Alaedini’s work showed that as VlsE changes with progressive disease stage, the antibodies recognizing VlsE also evolve. VlsE, like many proteins on the surface of cells, has a folded three-dimensional shape, with portions anchoring the protein to the cell. These parts of VlsE, known as membrane proximal (MP) domains, are not “seen” by the immune system early in the infection. Thus, in early Lyme patients with erythema migrans (EM) skin rashes but no other symptoms, antibodies to the MP domains of VlsE are virtually absent. However, those with late neurological symptoms or arthritis were much more likely to have antibodies to the MP domains than early disease patients. This suggests an ongoing and evolving antibody response against VlsE, and a way to distinguish early from late patients based on antibodies in their blood.

An additional finding by Alaedini’s group was that the MP-domain antibodies did not recognize VlsE on intact spirochetes, which may be one way that the infecting Lyme bacterium hides from the immune system during very early infection. The team speculated that once inside the tissues and away from the skin, an inflammatory environment might pressure the VlsE protein on bacteria to evolve its shape.
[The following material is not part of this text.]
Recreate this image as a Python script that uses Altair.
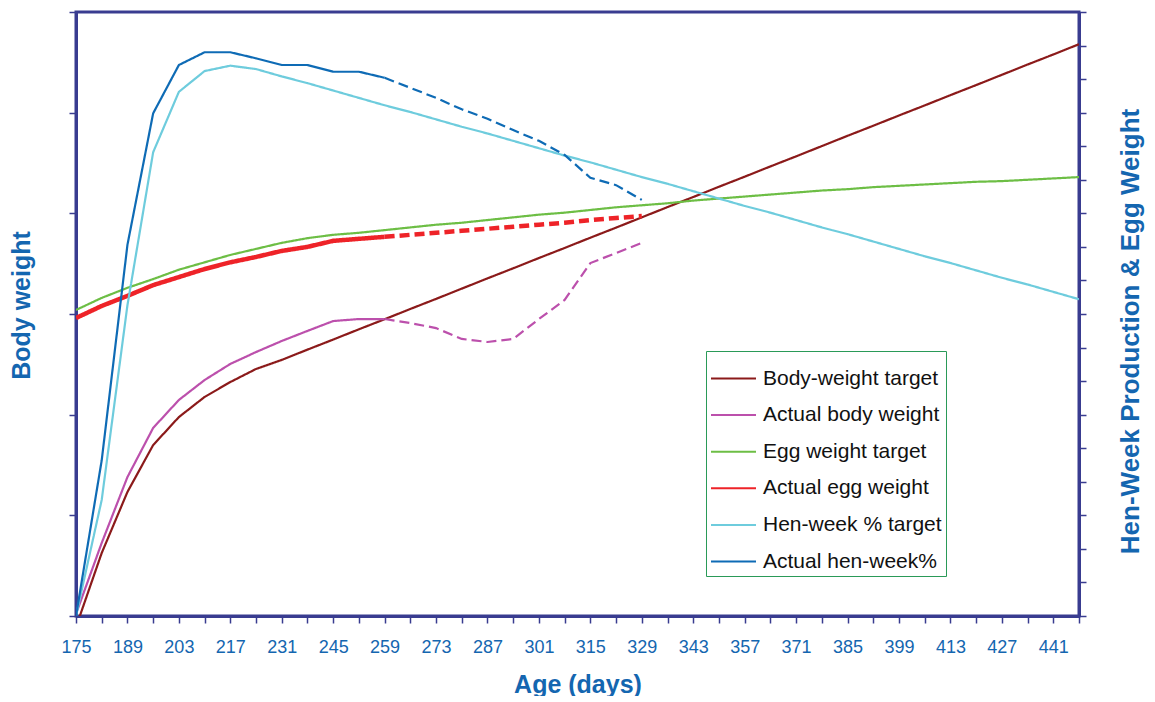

As it does so, the MP domains might become more accessible, and this timing correlates with the appearance of progressively worse symptoms. Therefore, detecting MP-domain VlsE antibodies could be one way of identifying late Lyme disease patients using a biological marker, rather than relying on a subjective description of symptoms.
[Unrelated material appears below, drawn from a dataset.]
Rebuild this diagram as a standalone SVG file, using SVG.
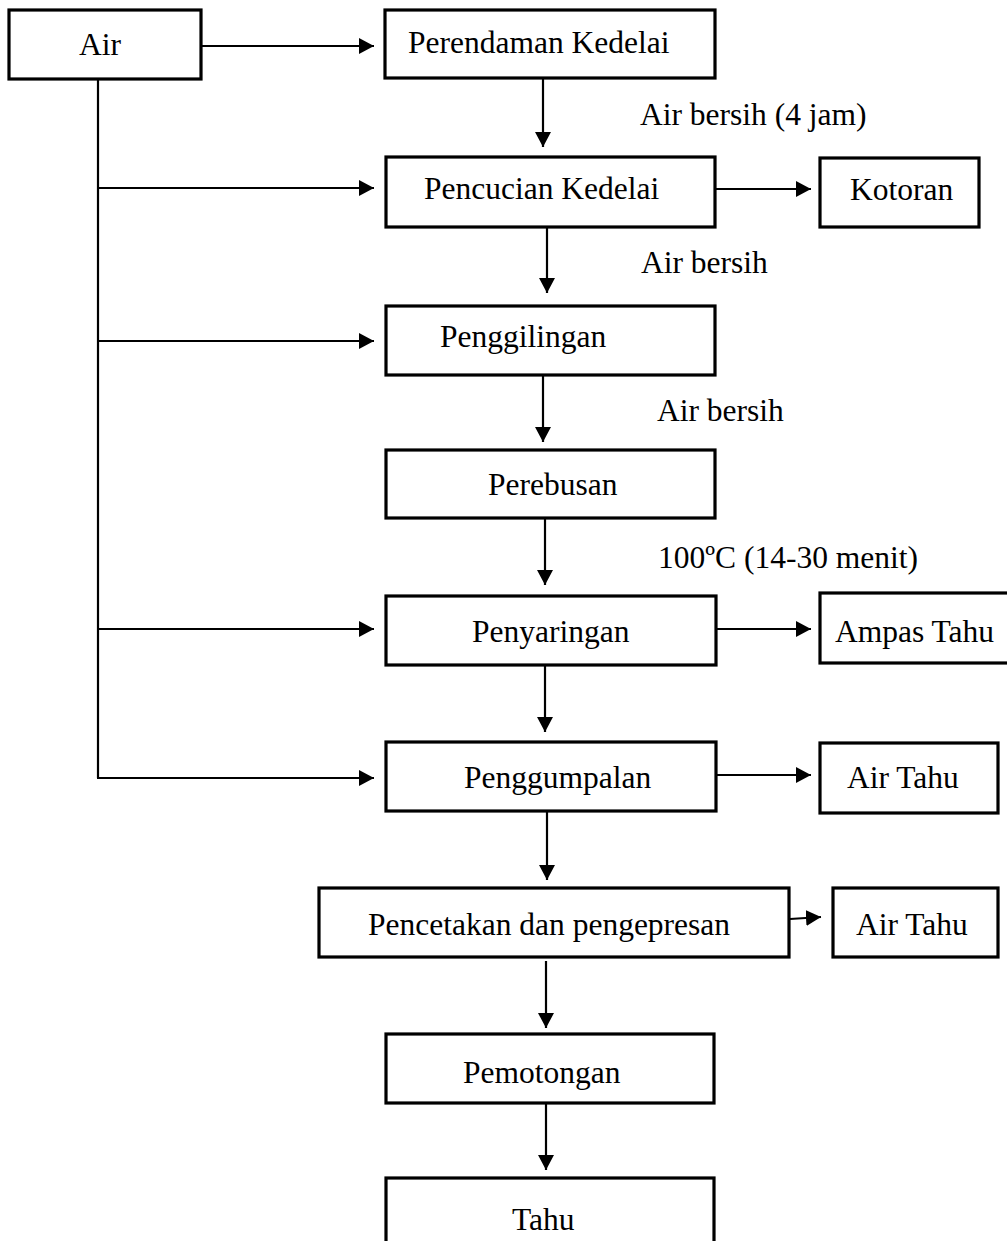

Dr. Alaedini’s team also discovered elevated C-reactive protein (CRP) in PTLDS patients. CRP is an important biomarker for inflammation, because it plays a role in promoting or shutting down inflammatory activity by different cells. It’s considered a sensitive indicator of infection and inflammation, and is part of the innate acute immune response. Since the levels of CRP decrease rapidly after infection resolution, it is a good gauge of recovery. Remarkably, Dr. Alaedini’s group showed that CRP levels were high, greater than 10 mg/L, in Lyme patients with either single or multiple EM rashes. These concentrations indicated clinically significant inflammation during early infection. CRP levels then diminished in patients with neurological symptoms or antibiotic-responsive arthritis. What’s interesting however, is that PTLDS patients, as well as antibiotic-refractory arthritis patients had significantly higher CRP than patients who were treated and returned to health. This suggests that CRP became elevated with prolonged symptoms, and is another potential objective biomarker that might indicate PTLDS.

A corollary of these findings was a study of CRP in myalgic encephalomyelitis/chronic fatigue syndrome (ME/CFS) patients. Symptoms like chronic pain, fatigue, memory and cognitive loss are shared between ME/CFS and PTLDS patients. However, the researchers found no significant difference in CRP levels between ME/CFS patients and healthy controls, suggesting that there are distinct inflammatory mechanisms in PTLDS and ME/CFS. The two findings, that CRP and VlsE antibodies can be used to differentiate PTLDS patients from other Lyme patients, are another indication of the complexity of Lyme disease.

The findings give hope for clinical advances because they may show new, objective and reproducible ways of diagnosing PTLDS. But they also show something else. Far from being a discrete set of symptoms with a straightforward immunological narrative, these data show that long-term suffering attributed to Lyme disease has complicated biological correlates. PTLDS patients who have been dismissed as hypochondriacs can now be vindicated by showing that their symptoms are not simply somaticized mental disorders. Whether CRP or VlsE antibody evolution actually cause ongoing symptoms, or are the discernible outcomes of a poorly-understood pathway of disease processes remains to be discovered.

Dr. Alaedini's work in this area has stalled due to the lack of federal and private funding for Lyme disease research, and he continues his association with GLA as a member of our distinguished Scientific Advisory Board. With more fundraising, and further research, we hope to translate these data into tangible benefits for patients.